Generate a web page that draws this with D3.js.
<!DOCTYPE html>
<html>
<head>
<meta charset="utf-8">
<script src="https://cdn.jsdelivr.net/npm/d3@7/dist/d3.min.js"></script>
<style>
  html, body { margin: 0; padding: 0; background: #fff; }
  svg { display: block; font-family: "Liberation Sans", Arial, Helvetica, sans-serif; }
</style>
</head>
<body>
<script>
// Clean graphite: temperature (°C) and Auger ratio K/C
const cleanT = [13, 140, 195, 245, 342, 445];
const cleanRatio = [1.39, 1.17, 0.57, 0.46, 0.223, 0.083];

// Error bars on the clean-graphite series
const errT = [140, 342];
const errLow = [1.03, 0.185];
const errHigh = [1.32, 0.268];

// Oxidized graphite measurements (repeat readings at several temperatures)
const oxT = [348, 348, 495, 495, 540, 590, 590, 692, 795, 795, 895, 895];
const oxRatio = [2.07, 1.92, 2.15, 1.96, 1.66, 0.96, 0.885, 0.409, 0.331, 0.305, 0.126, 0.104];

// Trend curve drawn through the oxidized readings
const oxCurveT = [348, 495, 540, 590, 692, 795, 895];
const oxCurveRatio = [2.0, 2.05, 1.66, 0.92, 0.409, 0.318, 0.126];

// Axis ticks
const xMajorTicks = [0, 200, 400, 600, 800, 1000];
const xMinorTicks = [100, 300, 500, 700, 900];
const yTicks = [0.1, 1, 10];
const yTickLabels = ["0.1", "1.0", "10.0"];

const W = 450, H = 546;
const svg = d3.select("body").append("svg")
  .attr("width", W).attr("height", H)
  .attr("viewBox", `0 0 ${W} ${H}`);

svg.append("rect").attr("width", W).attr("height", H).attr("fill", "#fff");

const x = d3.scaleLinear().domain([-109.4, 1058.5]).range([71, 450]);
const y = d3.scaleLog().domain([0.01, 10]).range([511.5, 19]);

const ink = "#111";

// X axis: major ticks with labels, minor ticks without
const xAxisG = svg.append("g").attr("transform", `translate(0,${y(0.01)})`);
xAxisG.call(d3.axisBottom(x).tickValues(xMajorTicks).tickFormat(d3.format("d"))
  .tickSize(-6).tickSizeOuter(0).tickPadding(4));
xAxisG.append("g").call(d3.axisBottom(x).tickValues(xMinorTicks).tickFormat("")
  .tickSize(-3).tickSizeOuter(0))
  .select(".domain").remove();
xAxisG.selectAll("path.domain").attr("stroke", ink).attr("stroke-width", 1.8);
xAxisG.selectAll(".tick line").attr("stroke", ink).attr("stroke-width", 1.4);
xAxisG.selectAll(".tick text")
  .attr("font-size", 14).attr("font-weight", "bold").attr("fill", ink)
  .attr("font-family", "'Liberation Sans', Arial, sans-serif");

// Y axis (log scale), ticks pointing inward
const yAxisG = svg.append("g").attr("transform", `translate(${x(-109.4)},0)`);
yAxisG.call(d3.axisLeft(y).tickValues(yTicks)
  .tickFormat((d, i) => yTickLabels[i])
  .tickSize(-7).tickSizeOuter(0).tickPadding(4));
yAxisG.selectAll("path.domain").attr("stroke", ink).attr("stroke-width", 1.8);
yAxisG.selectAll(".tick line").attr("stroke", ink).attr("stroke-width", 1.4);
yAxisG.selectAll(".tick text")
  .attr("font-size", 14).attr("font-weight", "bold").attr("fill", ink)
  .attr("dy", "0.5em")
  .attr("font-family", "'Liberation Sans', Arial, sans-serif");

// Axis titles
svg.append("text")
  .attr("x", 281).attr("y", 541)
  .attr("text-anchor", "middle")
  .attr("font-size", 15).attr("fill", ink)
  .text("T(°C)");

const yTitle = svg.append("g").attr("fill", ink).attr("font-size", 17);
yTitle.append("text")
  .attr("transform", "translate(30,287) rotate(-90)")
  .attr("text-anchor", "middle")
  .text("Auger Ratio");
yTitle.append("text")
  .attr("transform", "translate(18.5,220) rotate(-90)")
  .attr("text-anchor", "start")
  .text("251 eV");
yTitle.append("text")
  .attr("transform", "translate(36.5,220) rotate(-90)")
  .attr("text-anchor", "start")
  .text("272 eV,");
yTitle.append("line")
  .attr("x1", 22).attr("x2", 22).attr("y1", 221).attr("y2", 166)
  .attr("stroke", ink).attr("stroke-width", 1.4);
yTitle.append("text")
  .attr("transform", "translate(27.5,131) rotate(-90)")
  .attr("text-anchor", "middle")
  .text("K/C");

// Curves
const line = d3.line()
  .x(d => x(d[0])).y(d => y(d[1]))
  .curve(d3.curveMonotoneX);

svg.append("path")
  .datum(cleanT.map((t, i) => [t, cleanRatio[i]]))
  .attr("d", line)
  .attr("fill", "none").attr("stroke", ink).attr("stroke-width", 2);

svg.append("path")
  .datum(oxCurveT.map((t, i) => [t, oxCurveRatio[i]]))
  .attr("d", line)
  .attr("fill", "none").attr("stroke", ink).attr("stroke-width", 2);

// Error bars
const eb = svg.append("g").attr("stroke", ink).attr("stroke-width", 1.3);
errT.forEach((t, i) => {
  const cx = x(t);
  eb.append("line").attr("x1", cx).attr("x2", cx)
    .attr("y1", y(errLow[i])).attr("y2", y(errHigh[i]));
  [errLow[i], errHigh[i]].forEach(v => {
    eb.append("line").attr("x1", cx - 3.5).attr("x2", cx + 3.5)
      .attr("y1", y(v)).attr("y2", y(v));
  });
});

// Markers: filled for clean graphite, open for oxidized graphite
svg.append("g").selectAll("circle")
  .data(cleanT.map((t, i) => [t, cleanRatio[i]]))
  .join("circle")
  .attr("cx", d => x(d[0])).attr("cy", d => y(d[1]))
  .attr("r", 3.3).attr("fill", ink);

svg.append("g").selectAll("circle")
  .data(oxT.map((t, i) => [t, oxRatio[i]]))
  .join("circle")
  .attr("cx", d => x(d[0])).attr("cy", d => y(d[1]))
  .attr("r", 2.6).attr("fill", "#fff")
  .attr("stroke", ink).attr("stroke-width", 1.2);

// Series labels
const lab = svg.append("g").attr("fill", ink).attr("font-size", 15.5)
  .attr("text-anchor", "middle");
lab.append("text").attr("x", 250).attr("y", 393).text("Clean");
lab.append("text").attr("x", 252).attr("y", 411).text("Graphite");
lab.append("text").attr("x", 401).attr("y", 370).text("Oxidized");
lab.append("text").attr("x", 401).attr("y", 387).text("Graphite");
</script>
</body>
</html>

-- Exercise description --
Copy out the material word for word and line for line.

-- Solution to this task --
Generate a web page that draws this with D3.js.
<!DOCTYPE html>
<html>
<head>
<meta charset="utf-8">
<script src="https://cdn.jsdelivr.net/npm/d3@7/dist/d3.min.js"></script>
<style>
  html, body { margin: 0; padding: 0; background: #fff; }
  svg { display: block; font-family: "Liberation Sans", Arial, Helvetica, sans-serif; }
</style>
</head>
<body>
<script>
// Clean graphite: temperature (°C) and Auger ratio K/C
const cleanT = [13, 140, 195, 245, 342, 445];
const cleanRatio = [1.39, 1.17, 0.57, 0.46, 0.223, 0.083];

// Error bars on the clean-graphite series
const errT = [140, 342];
const errLow = [1.03, 0.185];
const errHigh = [1.32, 0.268];

// Oxidized graphite measurements (repeat readings at several temperatures)
const oxT = [348, 348, 495, 495, 540, 590, 590, 692, 795, 795, 895, 895];
const oxRatio = [2.07, 1.92, 2.15, 1.96, 1.66, 0.96, 0.885, 0.409, 0.331, 0.305, 0.126, 0.104];

// Trend curve drawn through the oxidized readings
const oxCurveT = [348, 495, 540, 590, 692, 795, 895];
const oxCurveRatio = [2.0, 2.05, 1.66, 0.92, 0.409, 0.318, 0.126];

// Axis ticks
const xMajorTicks = [0, 200, 400, 600, 800, 1000];
const xMinorTicks = [100, 300, 500, 700, 900];
const yTicks = [0.1, 1, 10];
const yTickLabels = ["0.1", "1.0", "10.0"];

const W = 450, H = 546;
const svg = d3.select("body").append("svg")
  .attr("width", W).attr("height", H)
  .attr("viewBox", `0 0 ${W} ${H}`);

svg.append("rect").attr("width", W).attr("height", H).attr("fill", "#fff");

const x = d3.scaleLinear().domain([-109.4, 1058.5]).range([71, 450]);
const y = d3.scaleLog().domain([0.01, 10]).range([511.5, 19]);

const ink = "#111";

// X axis: major ticks with labels, minor ticks without
const xAxisG = svg.append("g").attr("transform", `translate(0,${y(0.01)})`);
xAxisG.call(d3.axisBottom(x).tickValues(xMajorTicks).tickFormat(d3.format("d"))
  .tickSize(-6).tickSizeOuter(0).tickPadding(4));
xAxisG.append("g").call(d3.axisBottom(x).tickValues(xMinorTicks).tickFormat("")
  .tickSize(-3).tickSizeOuter(0))
  .select(".domain").remove();
xAxisG.selectAll("path.domain").attr("stroke", ink).attr("stroke-width", 1.8);
xAxisG.selectAll(".tick line").attr("stroke", ink).attr("stroke-width", 1.4);
xAxisG.selectAll(".tick text")
  .attr("font-size", 14).attr("font-weight", "bold").attr("fill", ink)
  .attr("font-family", "'Liberation Sans', Arial, sans-serif");

// Y axis (log scale), ticks pointing inward
const yAxisG = svg.append("g").attr("transform", `translate(${x(-109.4)},0)`);
yAxisG.call(d3.axisLeft(y).tickValues(yTicks)
  .tickFormat((d, i) => yTickLabels[i])
  .tickSize(-7).tickSizeOuter(0).tickPadding(4));
yAxisG.selectAll("path.domain").attr("stroke", ink).attr("stroke-width", 1.8);
yAxisG.selectAll(".tick line").attr("stroke", ink).attr("stroke-width", 1.4);
yAxisG.selectAll(".tick text")
  .attr("font-size", 14).attr("font-weight", "bold").attr("fill", ink)
  .attr("dy", "0.5em")
  .attr("font-family", "'Liberation Sans', Arial, sans-serif");

// Axis titles
svg.append("text")
  .attr("x", 281).attr("y", 541)
  .attr("text-anchor", "middle")
  .attr("font-size", 15).attr("fill", ink)
  .text("T(°C)");

const yTitle = svg.append("g").attr("fill", ink).attr("font-size", 17);
yTitle.append("text")
  .attr("transform", "translate(30,287) rotate(-90)")
  .attr("text-anchor", "middle")
  .text("Auger Ratio");
yTitle.append("text")
  .attr("transform", "translate(18.5,220) rotate(-90)")
  .attr("text-anchor", "start")
  .text("251 eV");
yTitle.append("text")
  .attr("transform", "translate(36.5,220) rotate(-90)")
  .attr("text-anchor", "start")
  .text("272 eV,");
yTitle.append("line")
  .attr("x1", 22).attr("x2", 22).attr("y1", 221).attr("y2", 166)
  .attr("stroke", ink).attr("stroke-width", 1.4);
yTitle.append("text")
  .attr("transform", "translate(27.5,131) rotate(-90)")
  .attr("text-anchor", "middle")
  .text("K/C");

// Curves
const line = d3.line()
  .x(d => x(d[0])).y(d => y(d[1]))
  .curve(d3.curveMonotoneX);

svg.append("path")
  .datum(cleanT.map((t, i) => [t, cleanRatio[i]]))
  .attr("d", line)
  .attr("fill", "none").attr("stroke", ink).attr("stroke-width", 2);

svg.append("path")
  .datum(oxCurveT.map((t, i) => [t, oxCurveRatio[i]]))
  .attr("d", line)
  .attr("fill", "none").attr("stroke", ink).attr("stroke-width", 2);

// Error bars
const eb = svg.append("g").attr("stroke", ink).attr("stroke-width", 1.3);
errT.forEach((t, i) => {
  const cx = x(t);
  eb.append("line").attr("x1", cx).attr("x2", cx)
    .attr("y1", y(errLow[i])).attr("y2", y(errHigh[i]));
  [errLow[i], errHigh[i]].forEach(v => {
    eb.append("line").attr("x1", cx - 3.5).attr("x2", cx + 3.5)
      .attr("y1", y(v)).attr("y2", y(v));
  });
});

// Markers: filled for clean graphite, open for oxidized graphite
svg.append("g").selectAll("circle")
  .data(cleanT.map((t, i) => [t, cleanRatio[i]]))
  .join("circle")
  .attr("cx", d => x(d[0])).attr("cy", d => y(d[1]))
  .attr("r", 3.3).attr("fill", ink);

svg.append("g").selectAll("circle")
  .data(oxT.map((t, i) => [t, oxRatio[i]]))
  .join("circle")
  .attr("cx", d => x(d[0])).attr("cy", d => y(d[1]))
  .attr("r", 2.6).attr("fill", "#fff")
  .attr("stroke", ink).attr("stroke-width", 1.2);

// Series labels
const lab = svg.append("g").attr("fill", ink).attr("font-size", 15.5)
  .attr("text-anchor", "middle");
lab.append("text").attr("x", 250).attr("y", 393).text("Clean");
lab.append("text").attr("x", 252).attr("y", 411).text("Graphite");
lab.append("text").attr("x", 401).attr("y", 370).text("Oxidized");
lab.append("text").attr("x", 401).attr("y", 387).text("Graphite");
</script>
</body>
</html>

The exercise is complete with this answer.